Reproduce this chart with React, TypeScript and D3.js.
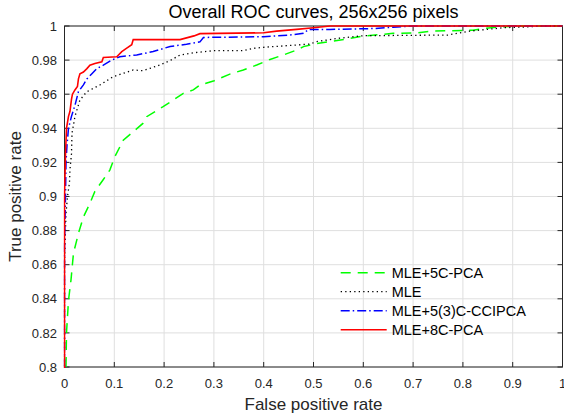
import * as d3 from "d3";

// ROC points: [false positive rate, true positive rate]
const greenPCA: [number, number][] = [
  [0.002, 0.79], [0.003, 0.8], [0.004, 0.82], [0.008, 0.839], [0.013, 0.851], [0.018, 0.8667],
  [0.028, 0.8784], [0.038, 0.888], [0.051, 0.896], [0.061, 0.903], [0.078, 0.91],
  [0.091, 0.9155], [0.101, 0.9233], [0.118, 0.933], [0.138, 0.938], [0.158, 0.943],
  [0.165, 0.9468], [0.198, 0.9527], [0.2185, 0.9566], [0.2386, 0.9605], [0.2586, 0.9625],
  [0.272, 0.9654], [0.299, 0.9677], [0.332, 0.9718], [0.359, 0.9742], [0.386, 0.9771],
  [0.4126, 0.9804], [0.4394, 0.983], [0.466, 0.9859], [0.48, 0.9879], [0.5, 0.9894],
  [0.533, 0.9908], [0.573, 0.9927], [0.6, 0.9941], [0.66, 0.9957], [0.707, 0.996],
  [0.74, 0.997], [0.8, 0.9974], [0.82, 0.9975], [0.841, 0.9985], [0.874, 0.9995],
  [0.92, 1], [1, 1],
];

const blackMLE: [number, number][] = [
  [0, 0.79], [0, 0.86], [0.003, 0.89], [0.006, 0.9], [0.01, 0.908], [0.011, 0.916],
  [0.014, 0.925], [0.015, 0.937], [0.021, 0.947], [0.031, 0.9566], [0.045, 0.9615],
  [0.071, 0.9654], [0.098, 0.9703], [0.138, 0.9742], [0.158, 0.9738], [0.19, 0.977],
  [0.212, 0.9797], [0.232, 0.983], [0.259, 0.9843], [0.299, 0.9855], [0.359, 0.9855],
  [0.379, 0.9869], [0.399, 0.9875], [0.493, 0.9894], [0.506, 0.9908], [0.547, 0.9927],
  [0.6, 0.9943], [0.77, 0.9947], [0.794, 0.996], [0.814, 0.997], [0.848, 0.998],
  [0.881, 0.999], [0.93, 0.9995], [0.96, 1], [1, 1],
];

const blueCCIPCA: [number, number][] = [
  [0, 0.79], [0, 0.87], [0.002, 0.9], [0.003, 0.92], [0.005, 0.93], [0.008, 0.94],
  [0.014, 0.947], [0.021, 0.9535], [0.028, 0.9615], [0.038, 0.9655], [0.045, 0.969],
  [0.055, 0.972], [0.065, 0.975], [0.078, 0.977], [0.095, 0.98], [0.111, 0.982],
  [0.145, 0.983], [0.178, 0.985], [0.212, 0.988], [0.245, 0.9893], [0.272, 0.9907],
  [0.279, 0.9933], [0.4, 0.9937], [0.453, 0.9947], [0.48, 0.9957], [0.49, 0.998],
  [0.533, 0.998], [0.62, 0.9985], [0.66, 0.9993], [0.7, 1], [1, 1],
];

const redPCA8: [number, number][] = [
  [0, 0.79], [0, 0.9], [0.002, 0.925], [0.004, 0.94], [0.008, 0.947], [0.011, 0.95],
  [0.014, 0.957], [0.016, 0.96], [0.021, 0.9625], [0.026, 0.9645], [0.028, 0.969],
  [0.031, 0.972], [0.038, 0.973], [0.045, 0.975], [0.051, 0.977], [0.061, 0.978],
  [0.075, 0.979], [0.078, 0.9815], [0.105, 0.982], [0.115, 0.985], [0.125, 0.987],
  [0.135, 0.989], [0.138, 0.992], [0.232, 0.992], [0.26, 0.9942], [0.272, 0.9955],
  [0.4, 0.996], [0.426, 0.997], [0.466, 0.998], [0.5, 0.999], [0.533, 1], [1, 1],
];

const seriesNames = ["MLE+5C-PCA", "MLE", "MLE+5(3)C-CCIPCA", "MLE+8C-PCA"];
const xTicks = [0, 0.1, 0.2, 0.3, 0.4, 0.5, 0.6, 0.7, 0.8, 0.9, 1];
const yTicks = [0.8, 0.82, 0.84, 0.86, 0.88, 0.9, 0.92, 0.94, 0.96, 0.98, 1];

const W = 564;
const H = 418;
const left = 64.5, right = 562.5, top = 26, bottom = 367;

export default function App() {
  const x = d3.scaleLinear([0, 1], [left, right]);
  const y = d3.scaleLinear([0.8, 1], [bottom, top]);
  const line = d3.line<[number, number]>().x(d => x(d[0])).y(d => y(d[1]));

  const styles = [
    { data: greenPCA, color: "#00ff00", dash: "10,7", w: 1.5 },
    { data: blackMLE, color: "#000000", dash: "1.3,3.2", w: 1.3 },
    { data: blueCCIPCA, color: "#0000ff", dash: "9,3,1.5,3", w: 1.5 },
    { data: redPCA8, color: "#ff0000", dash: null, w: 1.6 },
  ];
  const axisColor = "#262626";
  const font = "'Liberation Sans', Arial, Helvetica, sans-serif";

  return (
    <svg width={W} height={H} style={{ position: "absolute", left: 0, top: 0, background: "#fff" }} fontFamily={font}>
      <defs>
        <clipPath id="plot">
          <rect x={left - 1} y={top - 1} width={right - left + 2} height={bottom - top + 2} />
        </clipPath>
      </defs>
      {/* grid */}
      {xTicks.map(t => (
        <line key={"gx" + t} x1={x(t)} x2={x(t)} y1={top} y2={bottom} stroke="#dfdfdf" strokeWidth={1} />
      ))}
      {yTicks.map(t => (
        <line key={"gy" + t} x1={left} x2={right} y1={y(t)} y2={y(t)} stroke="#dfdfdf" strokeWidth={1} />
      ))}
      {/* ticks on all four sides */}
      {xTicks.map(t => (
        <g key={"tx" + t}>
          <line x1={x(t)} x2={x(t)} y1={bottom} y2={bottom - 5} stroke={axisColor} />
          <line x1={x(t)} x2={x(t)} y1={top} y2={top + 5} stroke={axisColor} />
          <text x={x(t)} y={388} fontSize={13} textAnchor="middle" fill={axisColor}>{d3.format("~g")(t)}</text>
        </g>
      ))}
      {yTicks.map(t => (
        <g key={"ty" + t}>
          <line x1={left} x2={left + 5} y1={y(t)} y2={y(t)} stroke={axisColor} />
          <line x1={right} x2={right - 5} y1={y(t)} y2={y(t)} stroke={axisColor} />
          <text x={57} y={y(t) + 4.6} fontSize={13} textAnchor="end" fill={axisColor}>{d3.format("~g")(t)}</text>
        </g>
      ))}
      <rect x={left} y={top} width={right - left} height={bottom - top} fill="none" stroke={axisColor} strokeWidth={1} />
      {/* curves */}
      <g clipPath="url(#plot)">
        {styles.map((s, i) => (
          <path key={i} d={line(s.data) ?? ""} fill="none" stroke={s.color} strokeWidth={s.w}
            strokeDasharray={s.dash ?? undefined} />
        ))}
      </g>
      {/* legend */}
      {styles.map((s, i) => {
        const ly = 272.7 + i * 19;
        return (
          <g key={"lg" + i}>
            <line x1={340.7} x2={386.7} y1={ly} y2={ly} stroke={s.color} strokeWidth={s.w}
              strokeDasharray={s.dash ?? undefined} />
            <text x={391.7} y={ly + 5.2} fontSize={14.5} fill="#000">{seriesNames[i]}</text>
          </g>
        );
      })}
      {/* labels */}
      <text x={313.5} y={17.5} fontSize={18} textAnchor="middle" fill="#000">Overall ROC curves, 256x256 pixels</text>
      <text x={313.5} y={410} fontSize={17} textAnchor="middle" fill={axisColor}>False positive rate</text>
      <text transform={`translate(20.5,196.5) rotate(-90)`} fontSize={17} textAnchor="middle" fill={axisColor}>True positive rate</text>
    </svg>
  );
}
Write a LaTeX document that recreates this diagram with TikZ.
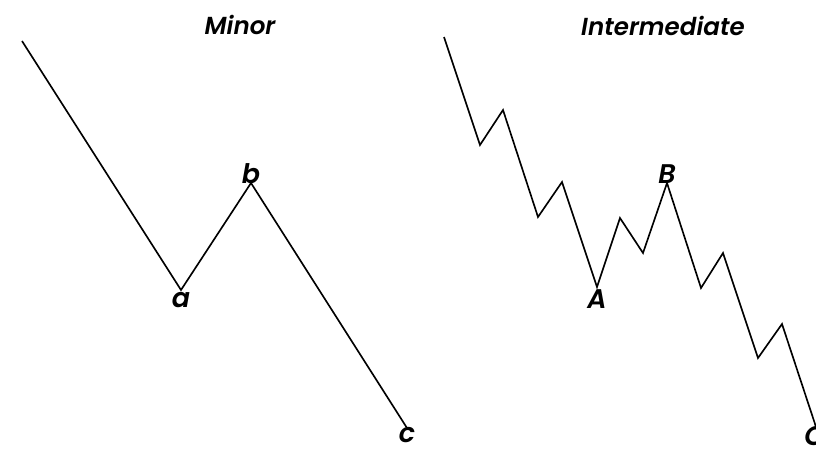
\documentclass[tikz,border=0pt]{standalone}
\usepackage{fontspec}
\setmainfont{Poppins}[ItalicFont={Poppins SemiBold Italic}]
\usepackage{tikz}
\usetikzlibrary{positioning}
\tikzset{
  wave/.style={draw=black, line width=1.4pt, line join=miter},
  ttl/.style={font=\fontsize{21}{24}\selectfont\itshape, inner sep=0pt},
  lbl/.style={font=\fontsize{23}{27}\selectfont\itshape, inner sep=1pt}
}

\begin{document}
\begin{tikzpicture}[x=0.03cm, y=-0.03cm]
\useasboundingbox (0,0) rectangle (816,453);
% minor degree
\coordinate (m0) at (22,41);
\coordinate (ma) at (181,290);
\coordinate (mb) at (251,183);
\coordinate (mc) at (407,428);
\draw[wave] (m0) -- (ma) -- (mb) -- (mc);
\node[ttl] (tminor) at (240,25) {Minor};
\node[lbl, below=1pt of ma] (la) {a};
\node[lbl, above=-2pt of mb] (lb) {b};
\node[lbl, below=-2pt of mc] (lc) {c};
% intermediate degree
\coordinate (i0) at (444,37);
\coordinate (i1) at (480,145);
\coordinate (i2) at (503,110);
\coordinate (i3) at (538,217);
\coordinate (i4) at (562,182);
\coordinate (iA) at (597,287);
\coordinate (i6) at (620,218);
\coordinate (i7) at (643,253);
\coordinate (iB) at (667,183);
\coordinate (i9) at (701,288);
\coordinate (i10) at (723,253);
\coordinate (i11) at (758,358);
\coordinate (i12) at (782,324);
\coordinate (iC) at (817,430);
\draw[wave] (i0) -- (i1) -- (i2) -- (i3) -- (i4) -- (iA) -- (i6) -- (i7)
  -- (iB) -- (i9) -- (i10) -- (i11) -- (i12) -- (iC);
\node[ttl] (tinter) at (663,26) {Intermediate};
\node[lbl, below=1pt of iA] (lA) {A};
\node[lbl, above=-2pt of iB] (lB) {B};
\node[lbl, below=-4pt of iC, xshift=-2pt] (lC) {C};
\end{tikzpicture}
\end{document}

WORK TO COMPLETE: Could the lines from the top of the material through the line with "import * as" be repeated exactly, pictures left out?

RIGHT ANSWER:
Reproduce this chart with React, TypeScript and D3.js.
import * as d3 from "d3";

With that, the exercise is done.